The recent death of George H.W. Bush has prompted many of us to navigate back in our memories to the years when he was president, after being elected in 1988. It's tricky time travel, because those four years of his relatively self-effacing presidency are squeezed between monumental eras defined by the provocative, self-aggrandizing figures of Reagan and Gingrich. A clear sense of George H.W. is further hampered by the legacy of his son George W's administration, marked by the monumental disasters of 9/11, subsequent wars in Iraq and Afghanistan, and the economic meltdown.
George H.W. was the last Republican with moderate leanings to be elected president, and the last Republican president who cared enough to study up for the job. He represented a brief pause in the Republican Party's radical evolution or devolution from Reagan to Gingrich to Trump. Lacking charisma or an appealing voice, the only way George H.W. could get elected was by channeling Reagan during the campaign, and hiring hit men like Lee Atwater to do the political dirty work that an instinctively kinder, gentler man like George H.W. could not stomach.
To understand his presidency, it's helpful to realize that along with the voluminous letter writing and other acts of thoughtfulness, George H.W. was also highly competitive, which was on full display in his showdown with Dan Rather, who one evening aggressively and fruitlessly questioned him about the Iran-Contra debacle. Many of us wanted answers to Rather's questions, but the powerful political spin in the days that followed made Rather's behavior the issue, rather than Bush's lack of candor. Though I was never a fan of Rather as news anchor, and wished he had stayed in the reporter role at which he excelled, his confrontation with President Bush seemed a turning point for journalism, as the rising power of conservative cable news stations put journalists on notice that anyone pursuing uncomfortable truths would be punished.
George H.W.'s administration also marked the last time a Republican president would act responsibly on tax policy. Having channeled Reagan during the campaign with stirring words like "read my lips, no new taxes", George H.W. chose a more responsible approach to governance. He broke the campaign pledge, and raised taxes in order to deal with the rising deficits he had inherited from the Reagan era. No good deed goes unpunished, and the rightwing flexed its muscles to insure that no Republican president would dare act responsibly in the future.
George H.W. also, unfortunately in this case, broke a campaign promise to act on climate change, despite strong calls for action coming from his EPA chief and James Baker. He listened instead to his chief of staff John Sununu, an early denier of this existential threat to the nation. When looking back on all the failures to act on climate change, I particularly grieve for the tragic side of James Baker's career. Beginning as a Democrat, he married a Republican and shifted to that party to work with George H.W. in Texas. Baker's extraordinary competence was not allowed to serve the cause of slowing climate change in the George H.W. administration, and Baker's talents later contributed to clinching the 2000 election for the younger Bush over Al Gore, setting back action on climate change another eight years. Only recently has Baker been able to emerge from this long eclipse of his principals, advocating for a carbon tax.
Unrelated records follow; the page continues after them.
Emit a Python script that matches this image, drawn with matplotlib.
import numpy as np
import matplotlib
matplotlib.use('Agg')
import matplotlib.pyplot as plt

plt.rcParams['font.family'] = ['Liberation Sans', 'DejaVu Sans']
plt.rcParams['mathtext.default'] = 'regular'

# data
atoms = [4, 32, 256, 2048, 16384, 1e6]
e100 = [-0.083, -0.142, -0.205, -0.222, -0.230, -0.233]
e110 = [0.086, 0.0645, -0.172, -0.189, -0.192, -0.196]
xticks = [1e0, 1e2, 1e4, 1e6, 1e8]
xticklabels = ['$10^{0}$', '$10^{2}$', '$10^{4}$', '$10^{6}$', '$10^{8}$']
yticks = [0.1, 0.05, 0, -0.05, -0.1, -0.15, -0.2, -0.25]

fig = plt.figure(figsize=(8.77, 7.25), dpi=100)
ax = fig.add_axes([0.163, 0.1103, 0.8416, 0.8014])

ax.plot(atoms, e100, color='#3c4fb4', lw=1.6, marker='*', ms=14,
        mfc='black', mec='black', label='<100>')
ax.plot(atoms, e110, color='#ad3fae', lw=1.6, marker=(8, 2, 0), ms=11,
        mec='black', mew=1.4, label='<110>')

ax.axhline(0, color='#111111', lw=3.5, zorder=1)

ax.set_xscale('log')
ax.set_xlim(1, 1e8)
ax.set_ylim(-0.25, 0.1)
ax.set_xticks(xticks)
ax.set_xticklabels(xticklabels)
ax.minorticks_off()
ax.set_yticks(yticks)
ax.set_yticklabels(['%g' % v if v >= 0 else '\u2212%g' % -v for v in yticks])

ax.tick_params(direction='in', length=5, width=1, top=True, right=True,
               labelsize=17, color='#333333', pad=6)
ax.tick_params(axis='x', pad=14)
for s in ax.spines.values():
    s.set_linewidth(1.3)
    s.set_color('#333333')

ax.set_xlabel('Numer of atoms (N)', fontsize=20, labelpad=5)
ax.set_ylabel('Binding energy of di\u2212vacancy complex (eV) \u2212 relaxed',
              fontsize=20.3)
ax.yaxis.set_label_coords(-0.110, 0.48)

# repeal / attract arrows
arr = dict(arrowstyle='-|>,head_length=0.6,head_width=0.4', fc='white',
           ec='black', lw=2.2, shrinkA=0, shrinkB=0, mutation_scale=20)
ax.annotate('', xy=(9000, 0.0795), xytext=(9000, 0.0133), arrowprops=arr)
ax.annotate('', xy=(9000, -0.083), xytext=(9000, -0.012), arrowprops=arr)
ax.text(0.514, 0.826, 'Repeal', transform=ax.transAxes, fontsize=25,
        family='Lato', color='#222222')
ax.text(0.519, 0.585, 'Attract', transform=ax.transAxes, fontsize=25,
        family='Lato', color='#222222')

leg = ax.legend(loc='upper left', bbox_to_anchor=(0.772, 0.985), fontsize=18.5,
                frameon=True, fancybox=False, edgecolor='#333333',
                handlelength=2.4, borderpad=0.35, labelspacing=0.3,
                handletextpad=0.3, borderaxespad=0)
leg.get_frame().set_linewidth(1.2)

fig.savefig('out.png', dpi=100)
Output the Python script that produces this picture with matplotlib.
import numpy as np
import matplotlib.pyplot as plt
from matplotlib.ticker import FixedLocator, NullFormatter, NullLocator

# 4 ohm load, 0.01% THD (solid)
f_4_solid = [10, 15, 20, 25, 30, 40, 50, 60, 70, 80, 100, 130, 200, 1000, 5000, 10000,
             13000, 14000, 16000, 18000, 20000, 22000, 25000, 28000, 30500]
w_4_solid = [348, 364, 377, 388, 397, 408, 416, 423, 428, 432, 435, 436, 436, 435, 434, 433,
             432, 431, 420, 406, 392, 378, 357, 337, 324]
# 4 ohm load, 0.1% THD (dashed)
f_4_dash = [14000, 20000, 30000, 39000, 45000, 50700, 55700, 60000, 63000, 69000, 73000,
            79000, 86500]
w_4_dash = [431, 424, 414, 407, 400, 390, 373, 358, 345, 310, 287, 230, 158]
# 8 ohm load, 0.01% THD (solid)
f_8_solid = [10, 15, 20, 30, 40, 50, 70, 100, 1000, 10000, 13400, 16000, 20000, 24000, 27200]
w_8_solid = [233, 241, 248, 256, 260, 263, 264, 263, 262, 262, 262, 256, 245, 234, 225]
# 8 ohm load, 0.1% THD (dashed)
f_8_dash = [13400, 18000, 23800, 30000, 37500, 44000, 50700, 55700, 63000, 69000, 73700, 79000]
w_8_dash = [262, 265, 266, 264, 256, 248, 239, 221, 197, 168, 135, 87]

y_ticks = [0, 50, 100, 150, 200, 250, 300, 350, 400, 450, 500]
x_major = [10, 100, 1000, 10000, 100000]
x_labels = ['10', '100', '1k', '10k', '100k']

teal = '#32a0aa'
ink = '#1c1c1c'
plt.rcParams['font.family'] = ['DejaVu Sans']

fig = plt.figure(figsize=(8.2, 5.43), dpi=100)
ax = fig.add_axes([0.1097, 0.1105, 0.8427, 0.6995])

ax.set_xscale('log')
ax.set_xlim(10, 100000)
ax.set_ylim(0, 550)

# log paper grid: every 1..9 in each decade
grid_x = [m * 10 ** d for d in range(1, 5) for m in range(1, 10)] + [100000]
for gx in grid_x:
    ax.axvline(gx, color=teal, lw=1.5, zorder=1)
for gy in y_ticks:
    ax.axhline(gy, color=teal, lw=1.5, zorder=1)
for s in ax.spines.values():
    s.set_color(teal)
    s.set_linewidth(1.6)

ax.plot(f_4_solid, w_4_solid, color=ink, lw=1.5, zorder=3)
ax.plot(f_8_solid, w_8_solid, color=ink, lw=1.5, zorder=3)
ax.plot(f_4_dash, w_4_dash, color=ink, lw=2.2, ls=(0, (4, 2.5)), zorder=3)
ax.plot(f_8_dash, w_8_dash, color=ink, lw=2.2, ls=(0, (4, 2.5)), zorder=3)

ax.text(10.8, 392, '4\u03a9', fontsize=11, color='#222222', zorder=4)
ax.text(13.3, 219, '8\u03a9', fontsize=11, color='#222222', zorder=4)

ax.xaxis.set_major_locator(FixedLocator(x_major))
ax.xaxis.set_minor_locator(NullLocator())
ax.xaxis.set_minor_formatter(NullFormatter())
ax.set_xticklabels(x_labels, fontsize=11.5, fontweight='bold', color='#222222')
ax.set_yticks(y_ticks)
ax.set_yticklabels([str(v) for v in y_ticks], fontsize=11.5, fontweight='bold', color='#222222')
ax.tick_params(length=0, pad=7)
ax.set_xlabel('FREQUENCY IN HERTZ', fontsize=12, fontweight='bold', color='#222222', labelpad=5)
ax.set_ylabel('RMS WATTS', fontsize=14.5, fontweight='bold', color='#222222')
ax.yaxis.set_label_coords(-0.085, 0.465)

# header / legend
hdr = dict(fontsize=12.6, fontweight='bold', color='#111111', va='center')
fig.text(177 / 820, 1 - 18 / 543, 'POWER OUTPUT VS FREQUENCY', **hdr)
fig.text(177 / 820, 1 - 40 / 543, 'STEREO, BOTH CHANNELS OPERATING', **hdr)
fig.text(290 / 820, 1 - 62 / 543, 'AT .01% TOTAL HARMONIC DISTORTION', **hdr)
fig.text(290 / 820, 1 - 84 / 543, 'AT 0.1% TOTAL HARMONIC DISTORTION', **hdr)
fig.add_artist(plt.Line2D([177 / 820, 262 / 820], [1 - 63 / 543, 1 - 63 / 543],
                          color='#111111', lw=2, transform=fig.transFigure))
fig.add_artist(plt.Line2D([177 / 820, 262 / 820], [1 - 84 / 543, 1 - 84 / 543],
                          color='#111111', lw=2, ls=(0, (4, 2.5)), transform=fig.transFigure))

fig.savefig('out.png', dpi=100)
During the 1992 campaign against the intimidating talent and intellect of Bill Clinton, George H.W. seemed to lose the will to win. After four years as a moderate leading an increasingly conservative political party, he couldn't find it in his nature to channel Reagan one more time. His defeat would confirm for Republicans that the road to power is not paved with bipartisan agreement and compromise. Attempts to compete with Democrats for the middle ground were considered from there on pointless.
Eulogies tend to mention his having been the last president from the Greatest Generation--an unfortunate term, given the implication that America's greatest generation, and therefore its greatest days, lie in the past. Back then, sacrifice for the country was considered the ultimate expression of that which one hold's dear. Freedom was valued over consumption, and people from all walks of life signed up to fight against totalitarianism. That great mixing of people and economic classes during the war years created a sense of unity and common purpose in the country that survived, at least to some degree, in people like George H.W. Bush.
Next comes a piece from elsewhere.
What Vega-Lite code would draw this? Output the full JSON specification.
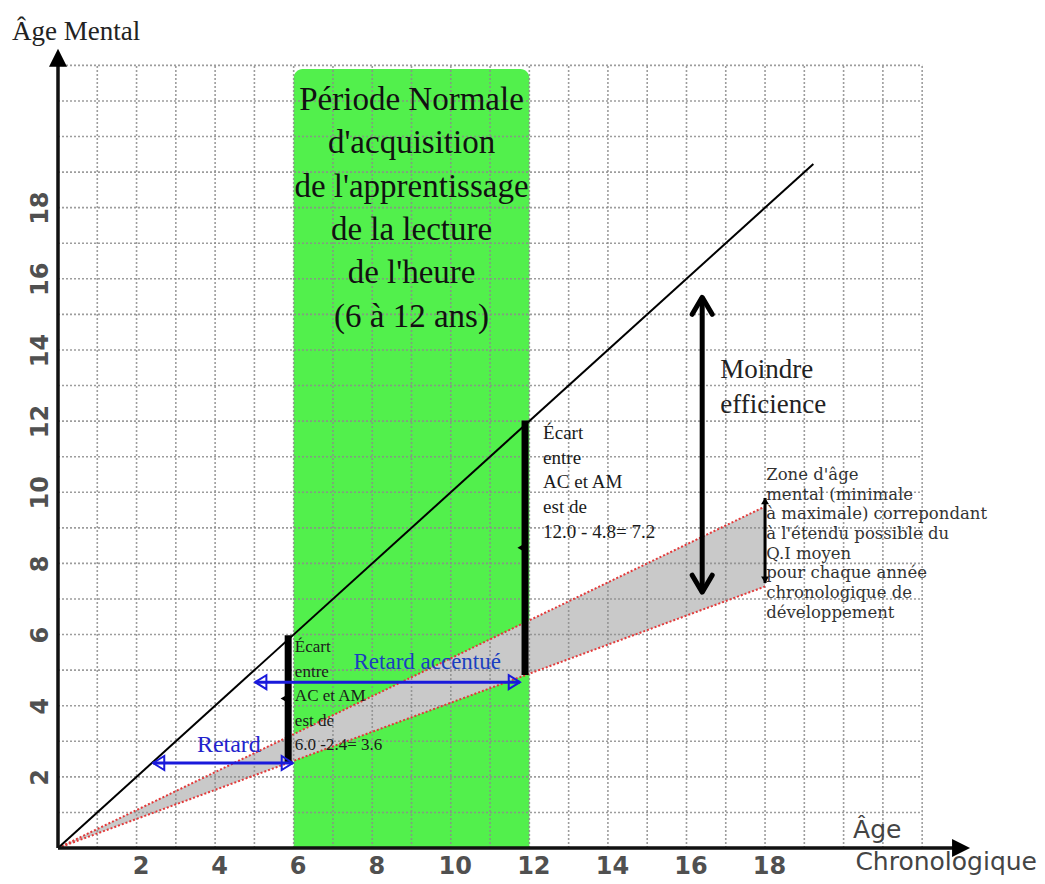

While serving in the Navy during WWII, he was rescued at sea after having to bail out of the bomber he piloted. The rope used to pull him back on board was reportedly made of hemp, an extremely useful plant that American farmers are prevented from growing due to its similarity in appearance to marijuana. Reading about Bush's term as president, I had hoped to find evidence that he had sought a kinder, gentler approach to drug addiction and drug-related crime, but couldn't find any. What we know for sure is that no rope of any kind is being thrown to moderate Republicans now, wherever they may be.